How Come Such A Hobby, You Ask?

| July/August 1998

This article is reprinted from the County Star Weekly News Written and sent to us by Herb E. Beckemeyer 1123 County Road 900 E, Champaign, Illinois 61821-9623.

I don't think it would be proper for me to talk with you about my hobby without going back into the past for the reason I have such a hobby. So, let me first talk about the words 'hobby' and 'nostalgia.' I think these two words go together in my circumstances.

The word 'nostalgia' means (as one writer puts it) yearning for former things or places, or a 'homesickness.' In short, it is a memory of the past and, the older we become, the more noticeable it becomes. However, I was born and spent my boyhood in the early part of this century, and I do have many memories, and I hope many of you have a fine list of memories.

It is said: the young live for the future, the middle-aged live for the present, but most older folks live for the past. Their memories become their greatest possessions, and what a wonderful thing it is that the good Lord has blessed us with this ability to retain these memories, and even more so in our lifetime than any other equal time in history. We have seen more changes in our lifetime than any other people's in past history.

There seems to be one common denominator in all this, though the person having overcome the greatest obstacles and hardships seems to have the richest memories. Persons having been, as the saying goes, 'born with a silver spoon in their mouth 'having few hardships I feel, have few memories worthwhile, for they have not had to join in the fight for survival, using some hidden talents, improvising to meet the challenge of the more primitive times and conditions.

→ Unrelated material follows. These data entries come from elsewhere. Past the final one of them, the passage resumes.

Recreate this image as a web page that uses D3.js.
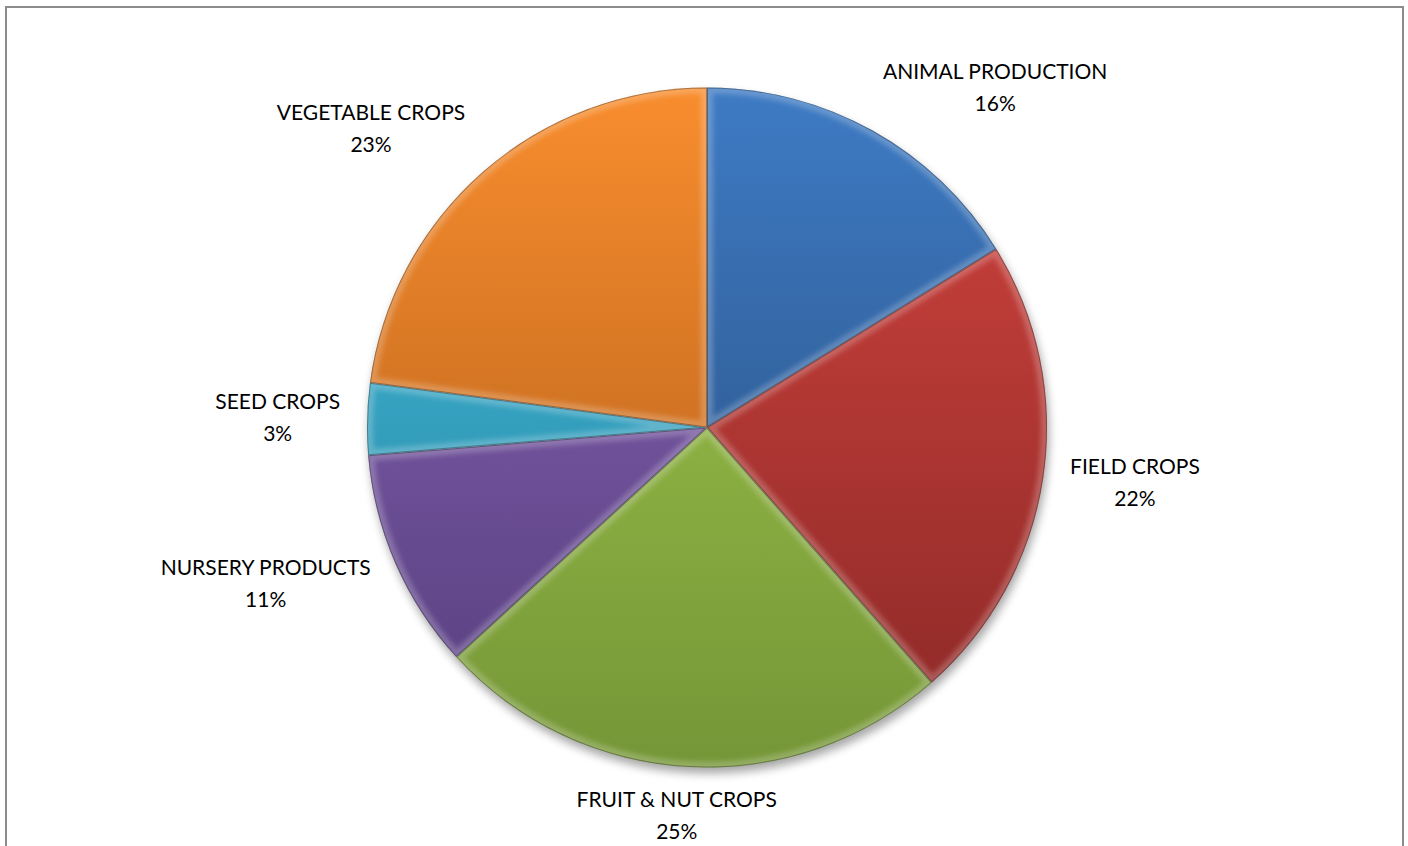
<!DOCTYPE html>
<html><head><meta charset="utf-8">
<script src="https://cdn.jsdelivr.net/npm/d3@7/dist/d3.min.js"></script>
<style>html,body{margin:0;padding:0;background:#fff;}svg{display:block;}</style>
</head><body>
<svg id="c" width="1408" height="846"></svg>
<script>
const categories = ["ANIMAL PRODUCTION","FIELD CROPS","FRUIT & NUT CROPS","NURSERY PRODUCTS","SEED CROPS","VEGETABLE CROPS"];
const values = [16.2, 22.3, 24.7, 10.5, 3.4, 22.9];
const colorsTop = ["#3e7bc4","#d2443f","#a4ca4e","#8a66b8","#46bede","#f88d2e"];
const colorsBottom = ["#264977","#8a2826","#759637","#553d7c","#227f9c","#a85818"];

const svg = d3.select("#c");
const W = 1408, H = 846;
const cx = 707, cy = 427.5, R = 340;

svg.append("rect").attr("x",6).attr("y",7).attr("width",1397).attr("height",H+10)
  .attr("fill","#fff").attr("stroke","#8c8c8c").attr("stroke-width",2);

const defs = svg.append("defs");
const sh = defs.append("filter").attr("id","shadow").attr("x","-20%").attr("y","-20%").attr("width","140%").attr("height","140%");
sh.append("feGaussianBlur").attr("in","SourceAlpha").attr("stdDeviation",5);
const blur = defs.append("filter").attr("id","bev").attr("x","-10%").attr("y","-10%").attr("width","120%").attr("height","120%");
blur.append("feGaussianBlur").attr("stdDeviation",2.5);

colorsTop.forEach((c,i)=>{
  const g = defs.append("linearGradient").attr("id","g"+i).attr("gradientUnits","userSpaceOnUse")
    .attr("x1",0).attr("y1",-R).attr("x2",0).attr("y2",R);
  g.append("stop").attr("offset","0%").attr("stop-color",c);
  g.append("stop").attr("offset","100%").attr("stop-color",colorsBottom[i]);
});

const pie = d3.pie().value(d=>d).sort(null);
const arcs = pie(values);
const arc = d3.arc().innerRadius(0).outerRadius(R);

const g = svg.append("g").attr("transform",`translate(${cx},${cy})`);
g.append("circle").attr("cx",2).attr("cy",6).attr("r",R).attr("fill","#000").attr("opacity",0.35).attr("filter","url(#shadow)");

arcs.forEach((a,i)=>{
  defs.append("clipPath").attr("id","clip"+i).append("path").attr("d",arc(a)).attr("transform",`translate(${cx},${cy})`);
});

const sl = g.selectAll("g.s").data(arcs).join("g").attr("class","s");
sl.append("path").attr("d",arc).attr("fill",(d,i)=>`url(#g${i})`);
sl.each(function(d,i){
  const gg = svg.append("g").attr("clip-path",`url(#clip${i})`);
  gg.append("path").attr("d",arc(d)).attr("transform",`translate(${cx},${cy})`)
    .attr("fill","none").attr("stroke","#fff").attr("stroke-opacity",0.22).attr("stroke-width",12).attr("filter","url(#bev)");
  gg.append("path").attr("d",arc(d)).attr("transform",`translate(${cx},${cy})`)
    .attr("fill","none").attr("stroke","#000").attr("stroke-opacity",0.3).attr("stroke-width",2);
});

// labels
const fontSize = 21, lineH = 32;
const lg = svg.append("g").attr("font-family","Lato, 'Open Sans', sans-serif").attr("font-size",fontSize).attr("fill","#000");
const clamp = v=>Math.max(-1,Math.min(1,v));
arcs.forEach((a,i)=>{
  const m = (a.startAngle + a.endAngle)/2;
  const s = Math.sin(m), c = Math.cos(m);
  const ax = cx + (R+27)*s, ay = cy - (R+24)*c;
  const t = lg.append("text").attr("text-anchor","middle");
  t.append("tspan").attr("x",0).attr("dy",0).text(categories[i]);
  t.append("tspan").attr("x",0).attr("dy",lineH).text(Math.round(values[i]*100/d3.sum(values))+"%");
  const w = t.node().getBBox().width;
  const lx = ax + w/2*clamp(2*s);
  const ly = ay - 25*c - 12*Math.max(0, -s*c);
  t.attr("transform",`translate(${lx},${ly - 8.5})`);
});
</script>
</body></html>
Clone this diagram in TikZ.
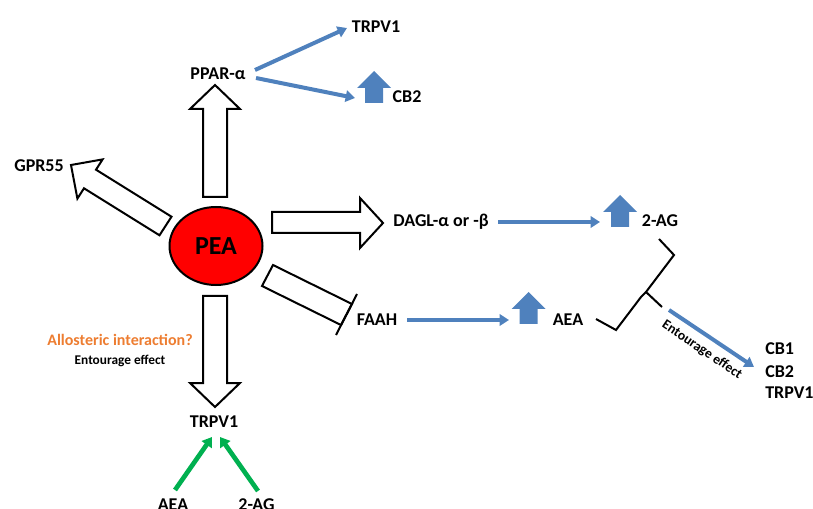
\documentclass[tikz,border=0pt]{standalone}
\usepackage{fontspec}
\setmainfont{Carlito}
\usetikzlibrary{arrows.meta,shapes.geometric}
\definecolor{pblue}{HTML}{4F81BD}
\definecolor{pgreen}{HTML}{00B050}
\definecolor{porange}{HTML}{ED7D31}
\definecolor{pred}{HTML}{FF0000}
\begin{document}
\begin{tikzpicture}[x=0.75pt,y=-0.75pt,
  lbl/.style={font=\fontsize{13.5}{16}\selectfont\bfseries, inner sep=0pt},
  small/.style={font=\fontsize{10}{12}\selectfont\bfseries, inner sep=0pt},
  blk/.style={draw=black, line width=1.5pt, fill=white, line join=miter},
  bluearr/.style={draw=pblue, line width=3pt, -{Triangle[length=7pt,width=8.5pt]}},
  greenarr/.style={draw=pgreen, line width=3.5pt, -{Triangle[length=7pt,width=9pt]}},
  brace/.style={draw=black, line width=1.5pt, line join=miter},
  upblock/.pic={\fill[pblue] (-17,17)--(0,0)--(17,17)--(9,17)--(9,32)--(-9,32)--(-9,17)--cycle;}]
\useasboundingbox (0,0) rectangle (813,509);

% PEA
\node[ellipse, draw=black, fill=pred, line width=1.5pt, minimum width=69.75pt, minimum height=58.5pt, inner sep=0pt,
  font=\fontsize{19.5}{22}\selectfont\bfseries] (pea) at (216,246) {PEA};

% block arrows
\draw[blk] (203,197) -- (203,109) -- (190,109) -- (215,85) -- (240,109) -- (227,109) -- (227,197) -- cycle;
\draw[blk] (171.5,216.7) -- (96,169.7) -- (102.6,159.4) -- (71,165) -- (77.4,198.6) -- (84,188.3) -- (159.5,235.3) -- cycle;
\draw[blk] (272,212) -- (360,212) -- (360,198) -- (383,223) -- (360,248) -- (360,233) -- (272,233) -- cycle;
\draw[blk] (203,296) -- (227,296) -- (227,383) -- (240,383) -- (215,407) -- (190,383) -- (203,383) -- cycle;
% inhibition bar
\draw[blk] (262,286) -- (273,265) -- (352,304) -- (341,325) -- cycle;
\draw[brace] (357,294) -- (336,335);

% labels
\node[lbl] (ppar) at (218,74) {PPAR-α};
\node[lbl] (trpvtop) at (376,27) {TRPV1};
\node[lbl] (cbtop) at (407,97) {CB2};
\node[lbl] (gpr) at (39,165.5) {GPR55};
\node[lbl] (dagl) at (441,222) {DAGL-α or -β};
\node[lbl] (twoag) at (660,221) {2-AG};
\node[lbl] (faah) at (377,320) {FAAH};
\node[lbl] (aea) at (568,320) {AEA};
\node[lbl] (trpvbot) at (214,422) {TRPV1};
\node[lbl] (aeabot) at (173,505) {AEA};
\node[lbl] (twoagbot) at (256.5,505) {2-AG};
\node[lbl, anchor=west] (cb1r) at (765,348.5) {CB1};
\node[lbl, anchor=west] (cb2r) at (765,372) {CB2};
\node[lbl, anchor=west] (trpvr) at (765,393) {TRPV1};
\node[font=\fontsize{12}{14}\selectfont\bfseries, text=porange, inner sep=0pt] (allo) at (120,340) {Allosteric interaction?};
\node[small] (ent1) at (120,361) {Entourage effect};
\node[font=\fontsize{10.3}{12}\selectfont\bfseries, inner sep=0pt, rotate=-34] (ent2) at (702,350) {Entourage effect};

% blue up block arrows
\pic (upcb) at (374,71) {upblock};
\pic (up2ag) at (620,195) {upblock};
\pic (upaea) at (528.5,292) {upblock};

% blue connectors
\coordinate (p1) at (255,70);
\coordinate (t1) at (347,28);
\coordinate (p2) at (256,78);
\coordinate (c2) at (355,98);
\draw[bluearr] (p1) -- (t1);
\draw[bluearr] (p2) -- (c2);
\coordinate (d1) at (498,222);
\coordinate (d2) at (600,222);
\draw[bluearr] (d1) -- (d2);
\coordinate (f1) at (407,320);
\coordinate (f2) at (509,320);
\draw[bluearr] (f1) -- (f2);
\coordinate (e1) at (669,310);
\coordinate (e2) at (754,367);
\draw[bluearr] (e1) -- (e2);

% brace
\draw[brace] (659,239) -- (674,255) -- (646,292) -- (662,307);
\draw[brace] (646,292) -- (641,297) -- (616,330) -- (596,319);

% green connectors
\coordinate (g1) at (175,490);
\coordinate (g2) at (212,437);
\coordinate (g3) at (258,491);
\coordinate (g4) at (220,437);
\draw[greenarr] (g1) -- (g2);
\draw[greenarr] (g3) -- (g4);
\end{tikzpicture}
\end{document}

To some extent, I pity that person who has always had plenty, for to me, he was denied the chance to fully develop his talents and create a fine list of memories.

Many of these memories are relatively simple, especially to an 'ole' farm boy, such as feeding chickens, calves, slopping pigs, walking a few miles to a one-room school house, shucking corn, shocking oats, walking bare-foot behind a plow or down a hot dusty road.